• Stored data:
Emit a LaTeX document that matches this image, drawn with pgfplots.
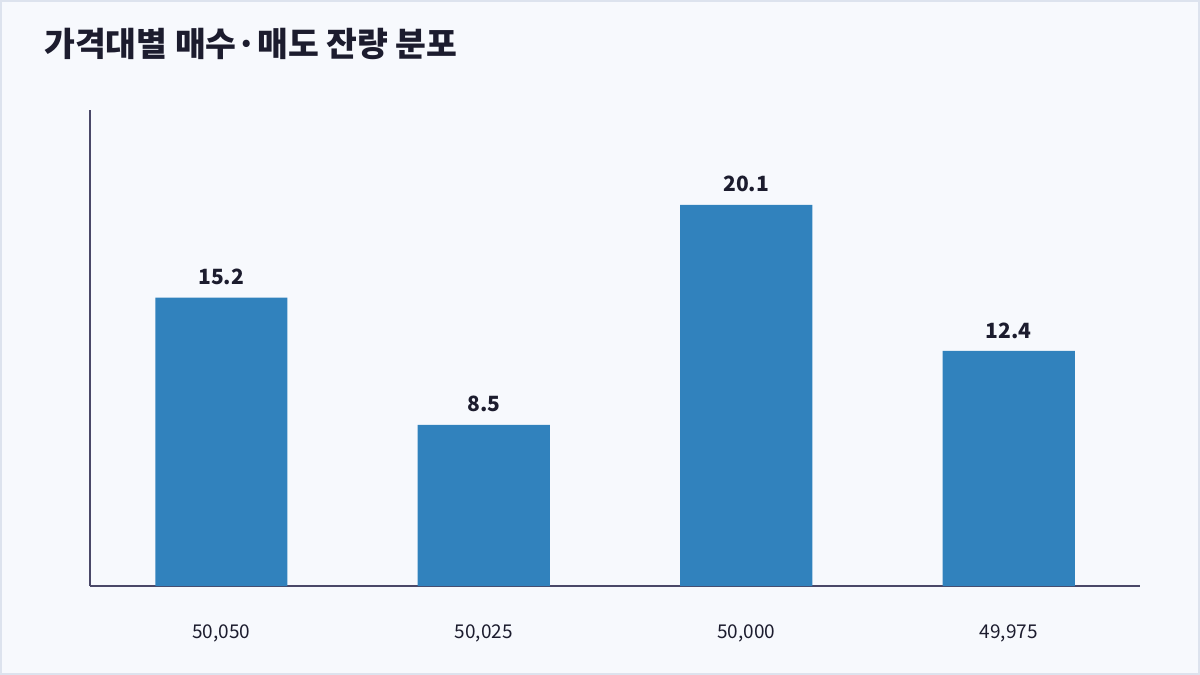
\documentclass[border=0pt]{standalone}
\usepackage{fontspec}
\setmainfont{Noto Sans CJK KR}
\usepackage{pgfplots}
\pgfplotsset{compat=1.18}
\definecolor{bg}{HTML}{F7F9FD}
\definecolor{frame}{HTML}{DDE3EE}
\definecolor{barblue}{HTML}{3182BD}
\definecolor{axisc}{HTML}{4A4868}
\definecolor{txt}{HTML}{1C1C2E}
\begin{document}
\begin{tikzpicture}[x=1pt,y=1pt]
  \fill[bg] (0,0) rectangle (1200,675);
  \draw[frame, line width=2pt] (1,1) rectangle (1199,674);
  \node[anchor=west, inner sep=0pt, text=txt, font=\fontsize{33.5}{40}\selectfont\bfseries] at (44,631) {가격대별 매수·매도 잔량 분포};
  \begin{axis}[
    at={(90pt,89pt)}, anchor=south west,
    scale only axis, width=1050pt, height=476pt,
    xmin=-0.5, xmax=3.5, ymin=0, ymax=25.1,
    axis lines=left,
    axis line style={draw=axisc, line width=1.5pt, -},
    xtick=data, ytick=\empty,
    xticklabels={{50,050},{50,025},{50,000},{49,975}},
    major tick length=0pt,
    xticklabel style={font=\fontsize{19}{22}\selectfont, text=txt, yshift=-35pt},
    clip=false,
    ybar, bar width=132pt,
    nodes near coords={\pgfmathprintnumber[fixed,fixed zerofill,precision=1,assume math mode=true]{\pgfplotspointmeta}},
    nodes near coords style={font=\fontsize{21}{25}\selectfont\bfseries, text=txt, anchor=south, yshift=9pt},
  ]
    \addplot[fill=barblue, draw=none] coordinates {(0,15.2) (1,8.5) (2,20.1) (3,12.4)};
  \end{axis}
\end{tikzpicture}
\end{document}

• What you are asked to do:
Leaving the pictures aside, transcribe the entire listing exactly.

• Exercise result:
Emit a LaTeX document that matches this image, drawn with pgfplots.
\documentclass[border=0pt]{standalone}
\usepackage{fontspec}
\setmainfont{Noto Sans CJK KR}
\usepackage{pgfplots}
\pgfplotsset{compat=1.18}
\definecolor{bg}{HTML}{F7F9FD}
\definecolor{frame}{HTML}{DDE3EE}
\definecolor{barblue}{HTML}{3182BD}
\definecolor{axisc}{HTML}{4A4868}
\definecolor{txt}{HTML}{1C1C2E}
\begin{document}
\begin{tikzpicture}[x=1pt,y=1pt]
  \fill[bg] (0,0) rectangle (1200,675);
  \draw[frame, line width=2pt] (1,1) rectangle (1199,674);
  \node[anchor=west, inner sep=0pt, text=txt, font=\fontsize{33.5}{40}\selectfont\bfseries] at (44,631) {가격대별 매수·매도 잔량 분포};
  \begin{axis}[
    at={(90pt,89pt)}, anchor=south west,
    scale only axis, width=1050pt, height=476pt,
    xmin=-0.5, xmax=3.5, ymin=0, ymax=25.1,
    axis lines=left,
    axis line style={draw=axisc, line width=1.5pt, -},
    xtick=data, ytick=\empty,
    xticklabels={{50,050},{50,025},{50,000},{49,975}},
    major tick length=0pt,
    xticklabel style={font=\fontsize{19}{22}\selectfont, text=txt, yshift=-35pt},
    clip=false,
    ybar, bar width=132pt,
    nodes near coords={\pgfmathprintnumber[fixed,fixed zerofill,precision=1,assume math mode=true]{\pgfplotspointmeta}},
    nodes near coords style={font=\fontsize{21}{25}\selectfont\bfseries, text=txt, anchor=south, yshift=9pt},
  ]
    \addplot[fill=barblue, draw=none] coordinates {(0,15.2) (1,8.5) (2,20.1) (3,12.4)};
  \end{axis}
\end{tikzpicture}
\end{document}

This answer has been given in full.